Given information:
________________________________________

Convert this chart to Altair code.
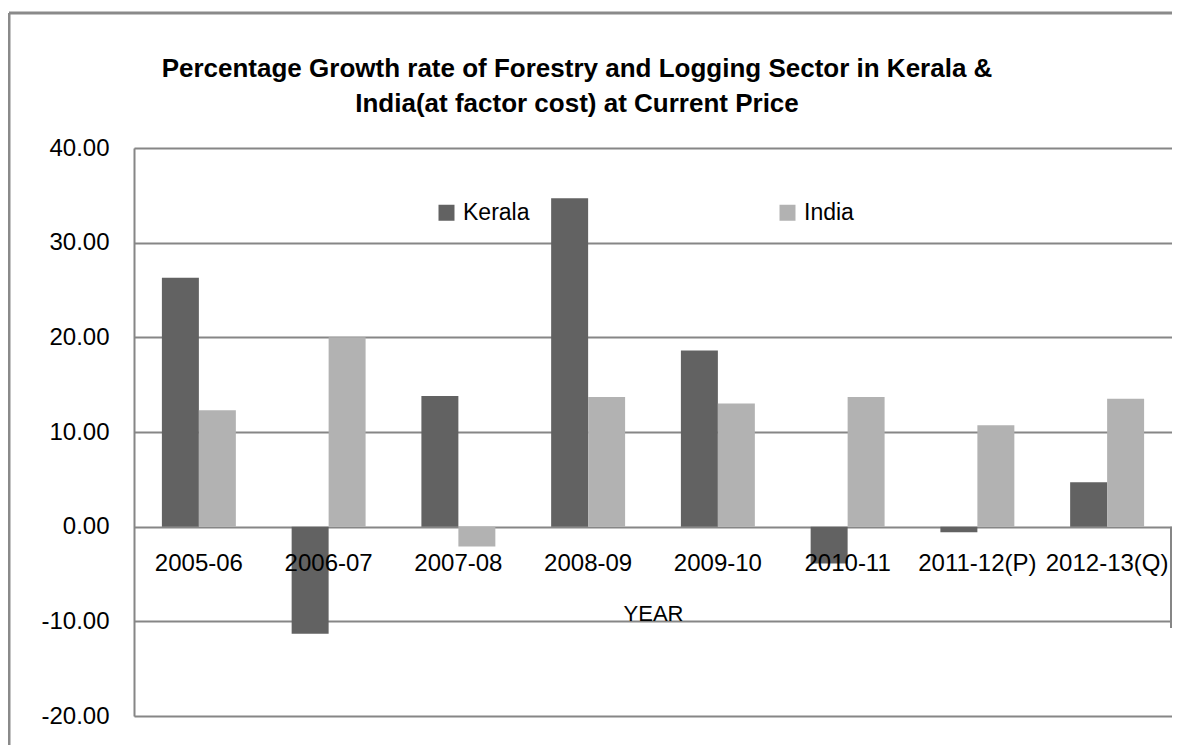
import altair as alt
import pandas as pd

years = ["2005-06", "2006-07", "2007-08", "2008-09", "2009-10", "2010-11", "2011-12(P)", "2012-13(Q)"]
kerala = [26.3, -11.3, 13.8, 34.7, 18.6, -3.9, -0.6, 4.7]
india = [12.3, 20.0, -2.1, 13.7, 13.0, 13.7, 10.7, 13.5]
series = ["Kerala", "India"]
colors = ["#626262", "#B2B2B2"]
y_ticks = [-20, -10, 0, 10, 20, 30, 40]
title_lines = ["Percentage Growth rate of Forestry and Logging  Sector in Kerala &",
               "India(at factor cost) at Current Price"]

rows = []
for i, y in enumerate(years):
    rows.append({"year": y, "series": "Kerala", "value": kerala[i]})
    rows.append({"year": y, "series": "India", "value": india[i]})
df = pd.DataFrame(rows)

W, H = 1038, 568
GRID = "#868686"
FONT = "Liberation Sans"

yscale = alt.Scale(domain=[-20, 40], nice=False, zero=False)

bars = alt.Chart(df).mark_bar().encode(
    x=alt.X("year:N", sort=years,
            scale=alt.Scale(paddingInner=0.43, paddingOuter=0.215),
            axis=alt.Axis(orient="bottom", offset=-(H / 3.0), domain=False, ticks=False,
                          labelAngle=0, labelFontSize=24, labelFont=FONT, labelColor="black",
                          labelPadding=25, title="YEAR", titleFont=FONT, titleFontSize=22,
                          titleFontWeight="normal", titleColor="black", titlePadding=28,
                          grid=False, labelOverlap=False, zindex=1)),
    xOffset=alt.XOffset("series:N", sort=series, scale=alt.Scale(paddingInner=0, paddingOuter=0)),
    y=alt.Y("value:Q", scale=yscale,
            axis=alt.Axis(values=y_ticks, labelExpr="replace(format(datum.value, '.2f'), '\u2212', '-')",
                          labelFontSize=24, labelFont=FONT, labelColor="black", labelPadding=25,
                          ticks=False, domain=True, domainColor=GRID, domainWidth=2,
                          grid=True, gridColor=GRID, gridWidth=2, title=None)),
    color=alt.Color("series:N", sort=series,
                    scale=alt.Scale(domain=series, range=colors),
                    legend=alt.Legend(orient="none", legendX=301, legendY=53, direction="horizontal",
                                      columns=2, columnPadding=246, symbolType="square",
                                      symbolSize=256, symbolStrokeWidth=0, symbolOpacity=1,
                                      labelFontSize=23, labelFont=FONT, labelColor="black",
                                      labelOffset=5, title=None, padding=0)),
)

deco = pd.DataFrame({"k": [0]})
frame_left = alt.Chart(deco).mark_rule(color="#8a8a8a", strokeWidth=3).encode(
    x=alt.value(-125), y=alt.value(-135), y2=alt.value(H + 60))
frame_top = alt.Chart(deco).mark_rule(color="#8a8a8a", strokeWidth=3).encode(
    x=alt.value(-125), x2=alt.value(W + 60), y=alt.value(-135))
right_edge = alt.Chart(deco).mark_rule(color=GRID, strokeWidth=2).encode(
    x=alt.value(W - 1), y=alt.datum(0), y2=alt.datum(-10.7))

title_df = pd.DataFrame({"t": ["\n".join(title_lines)]})
title = alt.Chart(title_df).mark_text(
    font=FONT, fontSize=26, fontWeight="bold", color="black",
    align="center", baseline="alphabetic", lineBreak="\n", lineHeight=35,
).encode(text="t:N", x=alt.value(443), y=alt.value(-71))

chart = alt.layer(bars, right_edge, frame_left, frame_top, title).properties(
    width=W, height=H,
    padding={"left": 126, "top": 140, "right": 0, "bottom": 29},
    autosize=alt.AutoSizeParams(type="none"),
).configure_view(strokeWidth=0).configure(background="white")

chart.save("out.html", embed_options={"renderer": "svg", "actions": False})
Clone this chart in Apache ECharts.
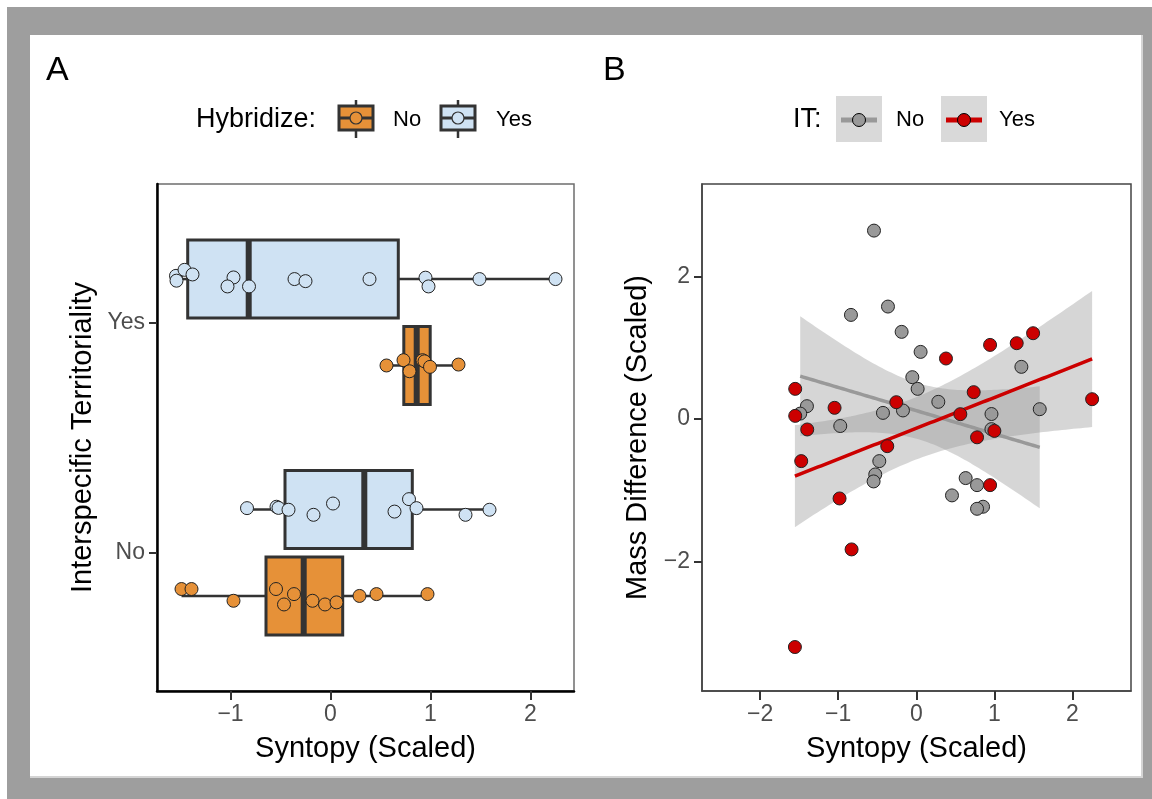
<!DOCTYPE html>
<html><head><meta charset="utf-8">
<script src="https://cdn.jsdelivr.net/npm/echarts@6/dist/echarts.min.js"></script>
<style>
html,body{margin:0;padding:0;background:#fff;}
#frame{position:absolute;left:7px;top:7px;width:1145px;height:792px;background:#9e9e9e;}
#inner{position:absolute;left:30px;top:35px;width:1111px;height:741px;background:#fff;border-right:2px solid #d4d4d4;border-bottom:2px solid #d4d4d4;}
#c{position:absolute;left:0;top:0;width:1152px;height:799px;}
</style>
</head><body>
<div id="frame"></div><div id="inner"></div>
<div id="c"></div>
<script>
// ---------- Panel A data ----------
const categoriesA = ['No', 'Yes'];           // Interspecific Territoriality
const hybridizeLevels = ['No', 'Yes'];
const xTicksA = [-1, 0, 1, 2];
// box stats [lower whisker, Q1, median, Q3, upper whisker] for IT = No, Yes
const boxHybNo  = [[-1.49, -0.645, -0.268, 0.122, 0.97], [0.565, 0.733, 0.862, 0.997, 1.28]];
const boxHybYes = [[-0.835, -0.455, 0.338, 0.818, 1.59], [-1.55, -1.428, -0.818, 0.678, 2.25]];
// raw points (syntopy) and read vertical jitter (category units)
const hybNoItNoX  = [-1.49, -1.39, -0.97, -0.545, -0.465, -0.365, -0.18, -0.055, 0.06, 0.29, 0.46, 0.97];
const hybNoItNoJ  = [0.03, 0.03, -0.021, 0.03, -0.037, 0.008, -0.021, -0.037, -0.028, 0, 0.008, 0.008];
const hybNoItYesX = [0.56, 0.73, 0.79, 0.92, 0.94, 0.995, 1.28];
const hybNoItYesJ = [0, 0.023, -0.025, 0.023, 0.018, -0.006, 0.004];
const hybYesItNoX = [-0.835, -0.54, -0.52, -0.42, -0.17, 0.025, 0.64, 0.785, 0.86, 1.35, 1.59];
const hybYesItNoJ = [0.006, 0.012, 0.007, -0.001, -0.023, 0.026, -0.009, 0.045, 0.006, -0.023, -0.001];
const hybYesItYesX = [-1.545, -1.54, -1.46, -1.38, -0.97, -1.03, -0.815, -0.36, -0.25, 0.39, 0.95, 0.98, 1.49, 2.25];
const hybYesItYesJ = [0.014, -0.007, 0.04, 0.02, 0.007, -0.032, -0.032, 0, -0.009, 0, 0.006, -0.032, 0, 0];

// ---------- Panel B data ----------
const xTicksB = [-2, -1, 0, 1, 2];
const yTicksB = [-2, 0, 2];
const itNoX = [-0.542, -0.837, -0.363, -0.188, 0.055, -0.051, 0.017, 1.346, 0.282, -0.427, -0.171, -1.401, -1.487, -0.974, 0.963, 1.581, 0.962, -0.474, -0.526, -0.547, 0.632, 0.778, 0.457, 0.855, 0.778];
const itNoY = [2.646, 1.463, 1.58, 1.225, 0.944, 0.589, 0.425, 0.734, 0.243, 0.088, 0.122, 0.182, 0.078, -0.096, 0.072, 0.14, -0.14, -0.589, -0.776, -0.874, -0.827, -0.926, -1.07, -1.229, -1.258];
const itYesX = [0.38, 0.945, 1.286, 1.496, -1.551, -1.551, -1.047, -1.397, -0.256, 0.735, 0.564, 2.252, 1.0, 0.778, -0.372, -1.474, 0.945, -0.983, -0.829, -1.555];
const itYesY = [0.851, 1.042, 1.066, 1.206, 0.425, 0.046, 0.159, -0.145, 0.238, 0.379, 0.07, 0.28, -0.165, -0.255, -0.379, -0.589, -0.926, -1.113, -1.828, -3.198];

// ---------- styling constants ----------
const FONT = '"Liberation Sans", Arial, sans-serif';
const ORANGE = '#e69138', LIGHTBLUE = '#cfe2f3';
const GREYPT = '#999999', REDPT = '#cc0000';
const DODGE = 0.1875, BOXHALF = 0.169;
const minus = v => String(v).replace('-', '\u2212');

function boxRender(color, dodge) {
  return function (params, api) {
    const yc = api.value(0) + dodge;
    const lo = api.coord([api.value(1), yc]);
    const q1 = api.coord([api.value(2), yc]);
    const md = api.coord([api.value(3), yc]);
    const q3 = api.coord([api.value(4), yc]);
    const hi = api.coord([api.value(5), yc]);
    const top = api.coord([api.value(2), yc + BOXHALF])[1];
    const bot = api.coord([api.value(2), yc - BOXHALF])[1];
    return {
      type: 'group', children: [
        { type: 'line', shape: { x1: lo[0], y1: lo[1], x2: q1[0], y2: q1[1] }, style: { stroke: '#333', lineWidth: 2.5 } },
        { type: 'line', shape: { x1: q3[0], y1: q3[1], x2: hi[0], y2: hi[1] }, style: { stroke: '#333', lineWidth: 2.5 } },
        { type: 'rect', shape: { x: q1[0], y: top, width: q3[0] - q1[0], height: bot - top }, style: { fill: color, stroke: '#333', lineWidth: 3 } },
        { type: 'line', shape: { x1: md[0], y1: top, x2: md[0], y2: bot }, style: { stroke: '#333', lineWidth: 6 } }
      ]
    };
  };
}
function boxData(stats) { return stats.map((s, i) => [i + 1].concat(s)); }
function pointData(xs, js, cat, dodge) { return xs.map((x, i) => [x, cat + dodge + js[i]]); }

// linear model with 95% confidence band (as geom_smooth(method = "lm"))
function lmBand(xs, ys, tq) {
  const n = xs.length;
  const mx = xs.reduce((a, b) => a + b, 0) / n, my = ys.reduce((a, b) => a + b, 0) / n;
  let sxx = 0, sxy = 0;
  for (let i = 0; i < n; i++) { sxx += (xs[i] - mx) ** 2; sxy += (xs[i] - mx) * (ys[i] - my); }
  const b = sxy / sxx, a = my - b * mx;
  let sse = 0;
  for (let i = 0; i < n; i++) sse += (ys[i] - a - b * xs[i]) ** 2;
  const s = Math.sqrt(sse / (n - 2));
  const xmin = Math.min(...xs), xmax = Math.max(...xs);
  const out = [];
  for (let k = 0; k < 80; k++) {
    const x = xmin + (xmax - xmin) * k / 79;
    const yh = a + b * x;
    const se = s * Math.sqrt(1 / n + (x - mx) ** 2 / sxx);
    out.push([x, yh, yh - tq * se, yh + tq * se]);
  }
  return out;
}
const bandNo = lmBand(itNoX, itNoY, 2.069);
const bandYes = lmBand(itYesX, itYesY, 2.101);

function ribbonRender(band) {
  return function (params, api) {
    if (params.dataIndex !== 0) return null;
    const upper = band.map(p => api.coord([p[0], p[3]]));
    const lower = band.map(p => api.coord([p[0], p[2]])).reverse();
    return { type: 'polygon', shape: { points: upper.concat(lower) }, style: { fill: 'rgba(153,153,153,0.4)' } };
  };
}

const tickLabel = { color: '#4d4d4d', fontSize: 23, fontFamily: FONT };
const nameStyle = { color: '#000', fontSize: 29, fontFamily: FONT };

const chart = echarts.init(document.getElementById('c'), null, { renderer: 'canvas' });

function legendA(cx, color) {
  return [
    { type: 'line', shape: { x1: cx, y1: 100, x2: cx, y2: 138 }, style: { stroke: '#333', lineWidth: 2.5 }, z: 100 },
    { type: 'rect', shape: { x: cx - 17, y: 106, width: 34, height: 24 }, style: { fill: color, stroke: '#333', lineWidth: 3 }, z: 101 },
    { type: 'line', shape: { x1: cx - 17, y1: 118, x2: cx + 17, y2: 118 }, style: { stroke: '#333', lineWidth: 3 }, z: 102 },
    { type: 'circle', shape: { cx: cx, cy: 118, r: 6 }, style: { fill: color, stroke: '#333', lineWidth: 1.2 }, z: 103 }
  ];
}
function legendB(x0, color) {
  const cx = x0 + 23;
  return [
    { type: 'rect', shape: { x: x0, y: 96, width: 46, height: 46 }, style: { fill: '#d9d9d9' }, z: 100 },
    { type: 'line', shape: { x1: x0 + 5, y1: 120, x2: x0 + 41, y2: 120 }, style: { stroke: color, lineWidth: 5 }, z: 101 },
    { type: 'circle', shape: { cx: cx, cy: 120, r: 6.5 }, style: { fill: color, stroke: '#000', lineWidth: 1 }, z: 102 }
  ];
}
function txt(t, x, y, size, align) {
  return { type: 'text', z: 100, style: { text: t, x: x, y: y, fill: '#000', font: size + 'px ' + FONT, align: align || 'left', verticalAlign: 'middle', textAlign: align || 'left', textVerticalAlign: 'middle' } };
}

const option = {
  animation: false,
  backgroundColor: 'transparent',
  grid: [
    { left: 157, top: 184, width: 417, height: 507, show: true, borderColor: '#6e6e6e', borderWidth: 1.5, backgroundColor: 'transparent' },
    { left: 702, top: 184, width: 429, height: 507, show: true, borderColor: '#444', borderWidth: 1.5, backgroundColor: 'transparent' }
  ],
  xAxis: [
    { type: 'value', gridIndex: 0, min: -1.735, max: 2.435,
      name: 'Syntopy (Scaled)', nameLocation: 'middle', nameGap: 43, nameTextStyle: nameStyle,
      axisLine: { show: true, onZero: false, lineStyle: { color: '#000', width: 2.5 } },
      axisTick: { show: true, length: 9, customValues: xTicksA, lineStyle: { color: '#333', width: 2 } },
      axisLabel: { customValues: xTicksA, formatter: minus, margin: 12, ...tickLabel },
      splitLine: { show: false } },
    { type: 'value', gridIndex: 1, min: -2.745, max: 2.75,
      name: 'Syntopy (Scaled)', nameLocation: 'middle', nameGap: 43, nameTextStyle: nameStyle,
      axisLine: { show: true, onZero: false, lineStyle: { color: '#444', width: 1.5 } },
      axisTick: { show: true, length: 9, customValues: xTicksB, lineStyle: { color: '#333', width: 2 } },
      axisLabel: { customValues: xTicksB, formatter: minus, margin: 12, ...tickLabel },
      splitLine: { show: false } }
  ],
  yAxis: [
    { type: 'value', gridIndex: 0, min: 0.4, max: 2.6,
      name: 'Interspecific Territoriality', nameLocation: 'middle', nameGap: 60, nameRotate: 90, nameTextStyle: nameStyle,
      axisLine: { show: true, onZero: false, lineStyle: { color: '#000', width: 2.5 } },
      axisTick: { show: true, length: 8, customValues: [1, 2], lineStyle: { color: '#333', width: 2 } },
      axisLabel: { customValues: [1, 2], formatter: v => categoriesA[Math.round(v) - 1], margin: 12, ...tickLabel },
      splitLine: { show: false } },
    { type: 'value', gridIndex: 1, min: -3.815, max: 3.30,
      name: 'Mass Difference (Scaled)', nameLocation: 'middle', nameGap: 50, nameRotate: 90, nameTextStyle: nameStyle,
      axisLine: { show: true, onZero: false, lineStyle: { color: '#444', width: 1.5 } },
      axisTick: { show: true, length: 8, customValues: yTicksB, lineStyle: { color: '#333', width: 2 } },
      axisLabel: { customValues: yTicksB, formatter: minus, margin: 12, ...tickLabel },
      splitLine: { show: false } }
  ],
  graphic: [
    txt('A', 46, 71, 34), txt('B', 603, 71, 34),
    txt('Hybridize:', 196, 120, 27),
    ...legendA(356, ORANGE), txt(hybridizeLevels[0], 393, 120, 22),
    ...legendA(458, LIGHTBLUE), txt(hybridizeLevels[1], 496, 120, 22),
    txt('IT:', 793, 120, 27),
    ...legendB(836, GREYPT), txt('No', 896, 120, 22),
    ...legendB(941, REDPT), txt('Yes', 999, 120, 22)
  ],
  series: [
    { type: 'custom', xAxisIndex: 0, yAxisIndex: 0, z: 2, renderItem: boxRender(ORANGE, -DODGE),
      data: boxData(boxHybNo), encode: { x: [1, 2, 3, 4, 5], y: 0 } },
    { type: 'custom', xAxisIndex: 0, yAxisIndex: 0, z: 2, renderItem: boxRender(LIGHTBLUE, DODGE),
      data: boxData(boxHybYes), encode: { x: [1, 2, 3, 4, 5], y: 0 } },
    { type: 'scatter', xAxisIndex: 0, yAxisIndex: 0, z: 3, symbolSize: 13,
      itemStyle: { color: ORANGE, borderColor: '#222', borderWidth: 1, opacity: 1 },
      data: pointData(hybNoItNoX, hybNoItNoJ, 1, -DODGE).concat(pointData(hybNoItYesX, hybNoItYesJ, 2, -DODGE)) },
    { type: 'scatter', xAxisIndex: 0, yAxisIndex: 0, z: 3, symbolSize: 13,
      itemStyle: { color: LIGHTBLUE, borderColor: '#222', borderWidth: 1, opacity: 1 },
      data: pointData(hybYesItNoX, hybYesItNoJ, 1, DODGE).concat(pointData(hybYesItYesX, hybYesItYesJ, 2, DODGE)) },

    { type: 'custom', xAxisIndex: 1, yAxisIndex: 1, z: 1, renderItem: ribbonRender(bandNo), clip: true,
      data: bandNo.map(p => [p[0], p[1]]) },
    { type: 'custom', xAxisIndex: 1, yAxisIndex: 1, z: 1, renderItem: ribbonRender(bandYes), clip: true,
      data: bandYes.map(p => [p[0], p[1]]) },
    { type: 'line', xAxisIndex: 1, yAxisIndex: 1, z: 2, showSymbol: false, symbol: 'none',
      lineStyle: { color: GREYPT, width: 3.5 }, data: bandNo.map(p => [p[0], p[1]]) },
    { type: 'line', xAxisIndex: 1, yAxisIndex: 1, z: 2, showSymbol: false, symbol: 'none',
      lineStyle: { color: REDPT, width: 3.5 }, data: bandYes.map(p => [p[0], p[1]]) },
    { type: 'scatter', xAxisIndex: 1, yAxisIndex: 1, z: 3, symbolSize: 13,
      itemStyle: { color: GREYPT, borderColor: '#222', borderWidth: 1, opacity: 1 },
      data: itNoX.map((x, i) => [x, itNoY[i]]) },
    { type: 'scatter', xAxisIndex: 1, yAxisIndex: 1, z: 3, symbolSize: 13,
      itemStyle: { color: REDPT, borderColor: '#222', borderWidth: 1, opacity: 1 },
      data: itYesX.map((x, i) => [x, itYesY[i]]) }
  ]
};
chart.setOption(option);
</script>
</body></html>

________________________________________

Work to be completed: Return nothing but the lines running from the start of the data to the line with "yscale = alt.Scale(domain=[-20, 40], nice=False, zero=False)", please, both ends included and no pictures.

Worked answer:
Convert this chart to Altair code.
import altair as alt
import pandas as pd

years = ["2005-06", "2006-07", "2007-08", "2008-09", "2009-10", "2010-11", "2011-12(P)", "2012-13(Q)"]
kerala = [26.3, -11.3, 13.8, 34.7, 18.6, -3.9, -0.6, 4.7]
india = [12.3, 20.0, -2.1, 13.7, 13.0, 13.7, 10.7, 13.5]
series = ["Kerala", "India"]
colors = ["#626262", "#B2B2B2"]
y_ticks = [-20, -10, 0, 10, 20, 30, 40]
title_lines = ["Percentage Growth rate of Forestry and Logging  Sector in Kerala &",
               "India(at factor cost) at Current Price"]

rows = []
for i, y in enumerate(years):
    rows.append({"year": y, "series": "Kerala", "value": kerala[i]})
    rows.append({"year": y, "series": "India", "value": india[i]})
df = pd.DataFrame(rows)

W, H = 1038, 568
GRID = "#868686"
FONT = "Liberation Sans"

yscale = alt.Scale(domain=[-20, 40], nice=False, zero=False)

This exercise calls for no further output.